Mortgage Insurance: What It Is and When You Need It
For those unfamiliar with the term “mortgage insurance” it can sound a bit like it’s an insurance policy that will make the monthly mortgage payments should someone get laid off from work or fall ill. But it’s not that. Instead, while it is indeed an insurance policy it’s in favor the lender who approved the loan but typically paid for by the borrowers. There are two types of mortgage insurance today, mortgage insurance for government-backed home loans and mortgage insurance for conventional loans.
There are three government-backed loan programs, VA, USDA and FHA mortgages and each carry mortgage insurance. The VA loan mortgage insurance has one policy and it is rolled into the loan. USDA, or Rural Development Loans, carry two policies, one that is rolled into the loan amount at closing and an annual premium made in monthly installments. FHA loans also have two policies, one rolled into the loan and the other in the form of a monthly payment. Mortgage insurance will remain on these loans until the loan is retired with a refinance and into a conventional loan.
Conventional loans underwritten to Fannie Mae and Freddie Mac guidelines also can require mortgage insurance but the loans aren’t government-backed. It used to be that conventional loans required a greater down payment of at least 20 percent of the sales price or more. Without such a down payment, borrowers couldn’t qualify for a conventional mortgage. However, in the late 1950s an insurance company introduced a private mortgage insurance policy that allowed borrowers to make a smaller down payment than the minimum required.
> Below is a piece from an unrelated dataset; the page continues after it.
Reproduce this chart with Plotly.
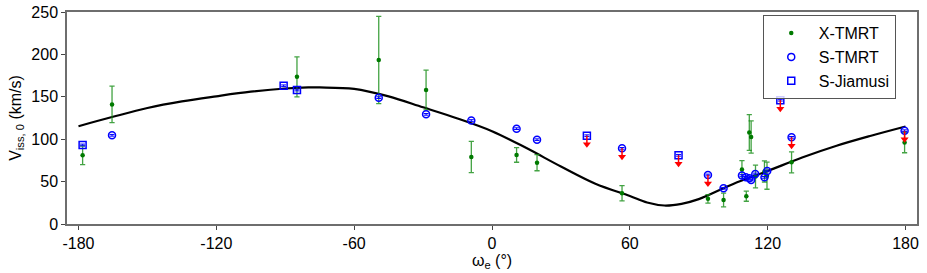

The policy pays the lender the difference between 80 percent of the sales price and the actual down payment. If the borrowers made a down payment of say 10 percent, the private mortgage insurance policy would represent the other 10 percent. With a 5.0 percent down payment, the policy would represent 15 percent of the sales price.
Over time, private mortgage insurance is required to be automatically removed when the loan balance naturally amortizes down to 78 percent of the original sales price of the home. This is by statute. Or, the borrowers can pay down the mortgage to the 80 percent level and ask the lender to remove the insurance policy. The lender will then review the application to remove mortgage insurance, order an appraisal to verify the current market value and make the determination that mortgage insurance is no longer needed.
Buyers can also avoid private mortgage insurance by taking out a series of two separate loans, a first and a second mortgage. The first mortgage would be at 80 percent of the value of the property (eliminating the need for mortgage insurance) and taking out a second mortgage for the difference. If the buyers made a down payment of say 10 percent of the sales price, there would then be a first mortgage at 80 percent of the value of the property and a second loan at 10 percent. If you’re considering either a government-backed or conventional mortgage and aren’t sure how much to put down, work with your loan officer to discuss your options. You don’t have to make a 20 percent down payment if you don’t want to.